Blue Coat Systems was successful in protecting its 75 million users from the latest attack launched by Shnakule.
Touted to be the largest malware network (malnet) on the Internet, Shnakule was thwarted by Blue Coat through its Blue Coat WebPulse.
Blue Coat Systems, a provider of Web security and WAN optimisation solutions, notes that it was preparing for this attack.
Tracking of the Shnakule infrastructure by Blue Coat Security Labs enabled WebPulse to identify the new threat and this approach can provide similar protection from other harmful cyber attacks.
"As noteworthy as this attack was, it is simply another traffic driver for a well-established malnet, providing further evidence that cyber criminals do not suddenly appear out of the woodwork to launch high profile attacks," said Dr. Tim van der Horst, senior malware researcher at Blue Coat Systems.
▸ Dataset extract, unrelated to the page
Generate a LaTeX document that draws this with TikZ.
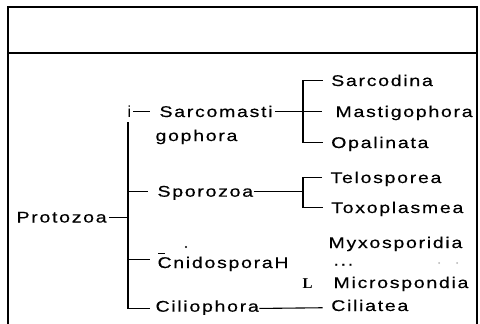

"The Shnakule infrastructure runs 24x7 and launches new attacks in an effort to infect new victims. WebPulse tracks malnet infrastructures to protect its users independently of the traffic-driving method du jour."
Collaborative defence provided through WebPulse enables Blue Coat to track more than 500 malnets and block access to the infrastructure that is used to serve new attacks.
The Shnakule malnet attack host was one of many malicious sites on a server that WebPulse had already categorised and blocked as a malware host. This proactive approach protected users from the attack that launched three days later.
Elaborating further on the attack episode, Blue Coat notes that the Shnakule network averages around 2,000 unique host names per day with as many as 5,708 in a single day. Although this network has traditionally been active with fake anti-virus attacks conducted via search engine poisoning, it has lately expanded into new types of attacks.
Blue Coat's WebPulse service logs more than 21,000 requests into that malnet on an average day. The malnet launched a malvertising attack in July 2011 and according to Blue Coat, it logged 15,000 user requests related to that attack.